The Geopolitics Of Technology In 2019: (Innovation) Winter Is Coming

Last year, two big stories dominated the increasingly important intersection of politics and technology: a cold-war-like confrontation between the US and China over the future of advanced technologies like artificial intelligence, and a broad backlash against the growing power of digital technology firms.

In both cases, governments responded by erecting new barriers to the flow of information and technology across borders. In 2019, that may create a set of more fundamental and lasting problems (see Eurasia Group's Top Risk #6), as governments risk stifling innovation by responding disproportionately.

Here's how it could happen:

National security: For China hawks in the Trump administration and Congress, keeping advanced US technology out of Chinese hands – and Chinese technology out of sensitive US telecommunications networks and other critical infrastructure – is an urgent priority. That's already led to tighter oversight of Chinese investments in US tech firms and a big drop in the flow of Chinese money into Silicon Valley. The next step for the administration is to finalize new export controls that will make it harder for US companies working on sensitive technologies to ship them to China or partner with Chinese firms.

These new strictures have bipartisan support, so they'll remain in place regardless of any eventual trade deal between the US and China. Beijing, for its part, is more determined than ever to break its reliance on the West for the basic technologies it will need to prosper in the future. This is a technology divorce, and it's going to crimp the flow of money, ideas, and talent between the two countries.

The "Techlash" comes home: Silicon Valley was left reeling in 2018 by a series of massive data breaches and growing outrage over the use (and abuse) of internet users' personal information. This year, regulators around the world will take powerful tech giants to task. Europe is likely to bring the first big enforcement cases under its tough new data protection laws, with the potential for massive fines against companies that fail to adequately protect users' personal information.

Even the US, which has long taken a hands-off approach to digital privacy, is finally getting serious about regulation.

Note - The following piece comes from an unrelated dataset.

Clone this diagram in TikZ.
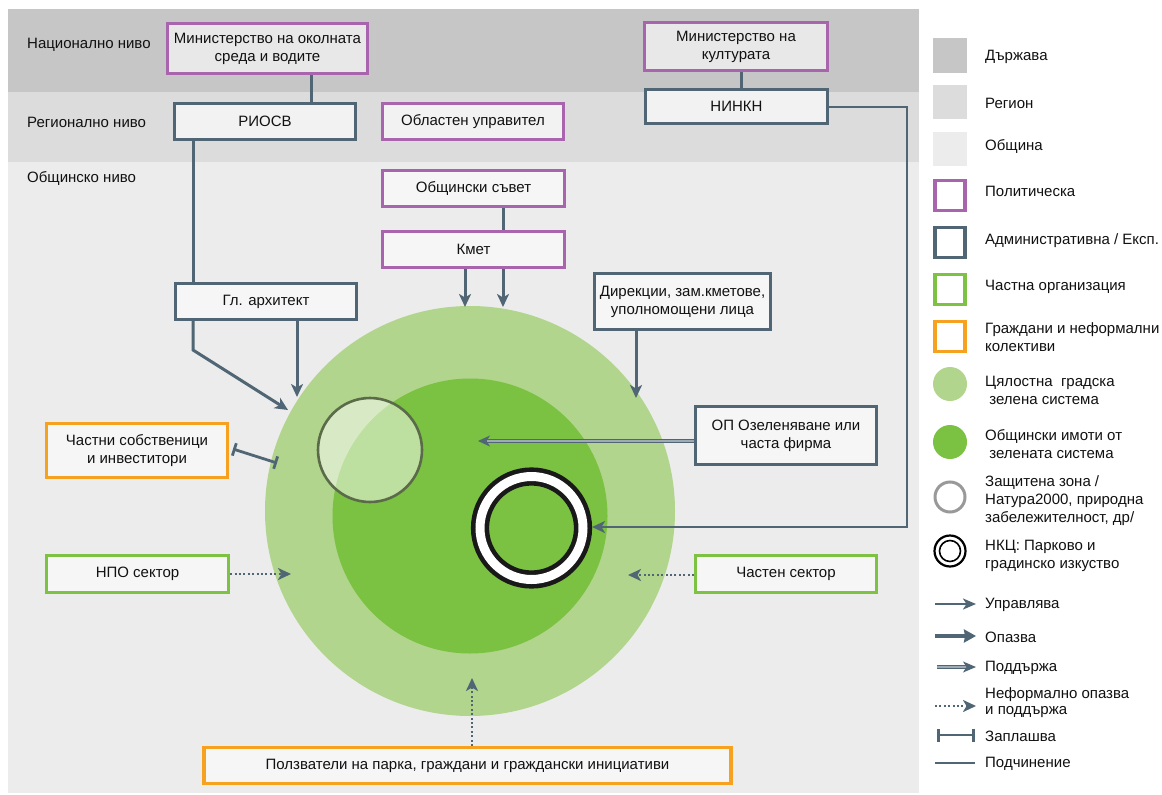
\documentclass[tikz,border=0pt]{standalone}
\usepackage{fontspec}
\setmainfont{Liberation Sans}
\usetikzlibrary{arrows.meta,calc}
\definecolor{bandA}{HTML}{C6C6C6}
\definecolor{bandB}{HTML}{DCDCDC}
\definecolor{bandC}{HTML}{ECECEC}
\definecolor{slate}{HTML}{506675}
\definecolor{purp}{HTML}{A865AE}
\definecolor{grn}{HTML}{7DC242}
\definecolor{org}{HTML}{F6A11F}
\definecolor{lgreen}{HTML}{B1D58C}
\definecolor{dgreen}{HTML}{7BC142}
\definecolor{zone}{HTML}{5B6B4A}
\definecolor{txt}{HTML}{111111}
\tikzset{
  box/.style={line width=3.2pt, inner sep=0pt, align=center, text=txt},
  polbox/.style={box, draw=purp},
  admbox/.style={box, draw=slate},
  prvbox/.style={box, draw=grn},
  citbox/.style={box, draw=org},
  fnat/.style={fill=white!60!bandA},
  freg/.style={fill=white!30!bandC},
  fmun/.style={fill=white!55!bandC},
  tip/.style={-{Stealth[length=13pt,width=12pt,inset=3.5pt]}},
  manage/.style={draw=slate, line width=3pt, tip},
  protect/.style={draw=slate, line width=2.4pt, tip},
  informal/.style={draw=slate, line width=2.6pt, dash pattern=on 2pt off 2.4pt, tip},
  subord/.style={draw=slate, line width=3pt},
  threat/.style={draw=slate, line width=2.8pt, {Bar[width=13pt,line width=2.8pt]}-{Bar[width=13pt,line width=2.8pt]}},
  lvl/.style={anchor=west, text=txt, inner sep=0pt},
  leg/.style={anchor=west, text=txt, inner sep=0pt, align=left},
}
\begin{document}
\begin{tikzpicture}[x=1pt,y=-1pt,font=\fontsize{15}{18}\selectfont]
\useasboundingbox (0,0) rectangle (1162,795);
\fill[white] (0,0) rectangle (1162,795);
% bands
\fill[bandC] (8,162) rectangle (919,793);
\fill[bandB] (8,92) rectangle (919,162);
\fill[bandA] (8,9) rectangle (919,92);
\node[lvl] (lnat) at (27,45) {Национално ниво};
\node[lvl] (lreg) at (27,122) {Регионално ниво};
\node[lvl] (lmun) at (27,178) {Общинско ниво};

% circles
\fill[lgreen] (470,511) circle[radius=205pt];
\fill[dgreen] (470,516) circle[radius=137.5pt];
\draw[zone, line width=2.6pt, fill=white, fill opacity=0.5] (370,450) circle[radius=52pt];
\node[circle, draw=black!90, double=white, double distance=9pt, line width=4.6pt, minimum size=103pt, inner sep=0pt, outer sep=9pt] (ring) at (531.5,528) {};

% boxes
\node[polbox, fnat, minimum width=200pt, minimum height=50pt] (minenv) at (267.5,48.5) {Министерство на околната\\среда и водите};
\node[admbox, freg, minimum width=181pt, minimum height=36pt] (riosv) at (265,121.5) {РИОСВ};
\node[polbox, freg, minimum width=181pt, minimum height=36pt] (obl) at (473,121.5) {Областен управител};
\node[polbox, fnat, minimum width=183pt, minimum height=48pt] (mincult) at (736,46.5) {Министерство на\\културата};
\node[admbox, freg, minimum width=182pt, minimum height=34pt] (ninkn) at (736.5,106.5) {НИНКН};
\node[polbox, fmun, minimum width=182pt, minimum height=36pt] (obs) at (473.5,188.5) {Общински съвет};
\node[polbox, fmun, minimum width=182pt, minimum height=36pt] (kmet) at (473.5,249.5) {Кмет};
\node[admbox, fmun, minimum width=181pt, minimum height=36pt] (arch) at (266,301.5) {Гл. архитект};
\node[admbox, fmun, minimum width=176pt, minimum height=56pt] (dir) at (682.5,301.5) {Дирекции, зам.кметове,\\уполномощени лица};
\node[admbox, fmun, minimum width=181pt, minimum height=58pt] (op) at (786,435.5) {ОП Озеленяване или\\часта фирма};
\node[citbox, fmun, minimum width=181pt, minimum height=54pt] (priv) at (137,450.5) {Частни собственици\\и инвеститори};
\node[prvbox, fmun, minimum width=182pt, minimum height=37pt] (npo) at (137.5,574) {НПО сектор};
\node[prvbox, fmun, minimum width=181pt, minimum height=37pt] (chs) at (786,574) {Частен сектор};
\node[citbox, fmun, minimum width=527pt, minimum height=36pt] (users) at (467.5,765.5) {Ползватели на парка, граждани и граждански инициативи};

% connector end points
\coordinate (kA) at (465,307);
\coordinate (kB) at (503,307);
\coordinate (aA) at (288,410);
\coordinate (aB) at (297,397);
\coordinate (dA) at (636,398);
\coordinate (opE) at (478,441);
\coordinate (thE) at (277,463);
\coordinate (thS) at (233,449);
\coordinate (npoE) at (291,574);
\coordinate (chsE) at (628,575);
\coordinate (usE) at (472,678);

% connectors
\draw[subord] (minenv.south -| 311,0) -- (riosv.north -| 311,0);
\draw[subord] (mincult.south -| 741,0) -- (ninkn.north -| 741,0);
\draw[subord] (obs.south -| 503,0) -- (kmet.north -| 503,0);
\draw[subord] (riosv.south -| 193,0) -- (arch.north -| 193,0);
\draw[protect] (ninkn.east |- 0,107) -- (907,107) -- (907,527) -- (ring.east |- 0,527);
\draw[manage] (kmet.south -| kA) -- (kA);
\draw[manage] (kmet.south -| kB) -- (kB);
\draw[manage] (arch.south -| 193,0) -- (193,350) -- (aA);
\draw[manage] (arch.south -| aB) -- (aB);
\draw[manage] (dir.south -| dA) -- (dA);
\draw[slate, line width=1.1pt, double=slate!55!white, double distance=1.5pt] (op.west |- opE) -- ($(opE)+(8,0)$);
\draw[slate, line width=1.5pt, -{Stealth[length=12pt,width=11pt,inset=3.5pt]}] ($(opE)+(9,0)$) -- (opE);
\draw[threat] (thS) -- (thE);
\draw[informal] (npo.east) -- (npoE);
\draw[informal] (chs.west |- chsE) -- (chsE);
\draw[informal] (users.north -| usE) -- (usE);

% legend
\fill[bandA] (933,38) rectangle (967,73);
\fill[bandB] (933,85) rectangle (967,119);
\fill[bandC] (933,132) rectangle (967,166);
\node[leg] (t1) at (985,57) {Държава};
\node[leg] (t2) at (985,103) {Регион};
\node[leg] (t3) at (985,146) {Община};
\node[polbox, fill=white, minimum size=30pt] (s4) at (950,195.5) {};
\node[leg] (t4) at (985,191) {Политическа};
\node[admbox, fill=white, minimum size=30pt] (s5) at (950,242.5) {};
\node[leg] (t5) at (985,241) {Административна / Експ.};
\node[prvbox, fill=white, minimum size=30pt] (s6) at (950,289.5) {};
\node[leg] (t6) at (985,287) {Частна организация};
\node[citbox, fill=white, minimum size=30pt] (s7) at (950,336.5) {};
\node[leg] (t7) at (985,337) {Граждани и неформални\\колективи};
\fill[lgreen] (950,384) circle[radius=17pt];
\node[leg] (t8) at (985,390.5) {Цялостна\ \ градска\\\ зелена система};
\fill[dgreen] (950,442) circle[radius=17pt];
\node[leg] (t9) at (985,444) {Общински имоти от\\\ зелената система};
\draw[gray!80, line width=3pt] (950,497) circle[radius=15pt];
\node[leg] (t10) at (985,500.5) {Защитена зона /\\Натура2000, природна\\забележителност, др/};
\draw[black, line width=2.2pt] (950,551) circle[radius=15.5pt];
\draw[black, line width=1.6pt] (950,551) circle[radius=10.5pt];
\node[leg] (t11) at (985,555.5) {НКЦ: Парково и\\градинско изкуство};

\coordinate (l1a) at (935,604); \coordinate (l1b) at (976,604);
\draw[slate, line width=2.2pt, -{Stealth[length=13pt,width=11pt,inset=3.5pt]}] (l1a) -- (l1b);
\node[leg] (t12) at (985,605) {Управлява};
\coordinate (l2a) at (935,636); \coordinate (l2b) at (976,636);
\draw[slate, line width=3.2pt, -{Stealth[length=12pt,width=13pt,inset=1pt]}] (l2a) -- (l2b);
\node[leg] (t13) at (985,637) {Опазва};
\coordinate (l3a) at (937,667); \coordinate (l3b) at (976,667);
\draw[slate, line width=1.1pt, double=slate!55!white, double distance=1.5pt] (l3a) -- ($(l3b)+(-8,0)$);
\draw[slate, line width=1.5pt, -{Stealth[length=13pt,width=11pt,inset=3.5pt]}] ($(l3b)+(-9,0)$) -- (l3b);
\node[leg] (t14) at (985,668) {Поддържа};
\coordinate (l4a) at (935,706); \coordinate (l4b) at (976,706);
\draw[informal] (l4a) -- (l4b);
\node[leg, font=\fontsize{15}{15.5}\selectfont] (t15) at (985,702.5) {Неформално опазва\\и поддържа};
\coordinate (l5a) at (937,735); \coordinate (l5b) at (975,735);
\draw[threat] (l5a) -- (l5b);
\node[leg] (t16) at (985,736) {Заплашва};
\coordinate (l6a) at (935,763); \coordinate (l6b) at (975,763);
\draw[subord, line width=2.4pt] (l6a) -- (l6b);
\node[leg] (t17) at (985,764) {Подчинение};
\end{tikzpicture}
\end{document}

With Democrats back in charge of the House, Congress looks increasingly likely to take up some kind of national privacy reform this year. As digital privacy regimes and other forms of tech regulation multiply around the world, it's going to become harder to operate as a global tech company. That's a problem in a sector whose business models rely on leveraging the scale of vast troves of data.

Wait a minute, skeptics might say: Strategic competition between the US and the Soviet Union during the Cold War put a man on the moon and led to massive advances in nuclear technology. True, but imagine how much more both sides would have benefitted if they'd worked together.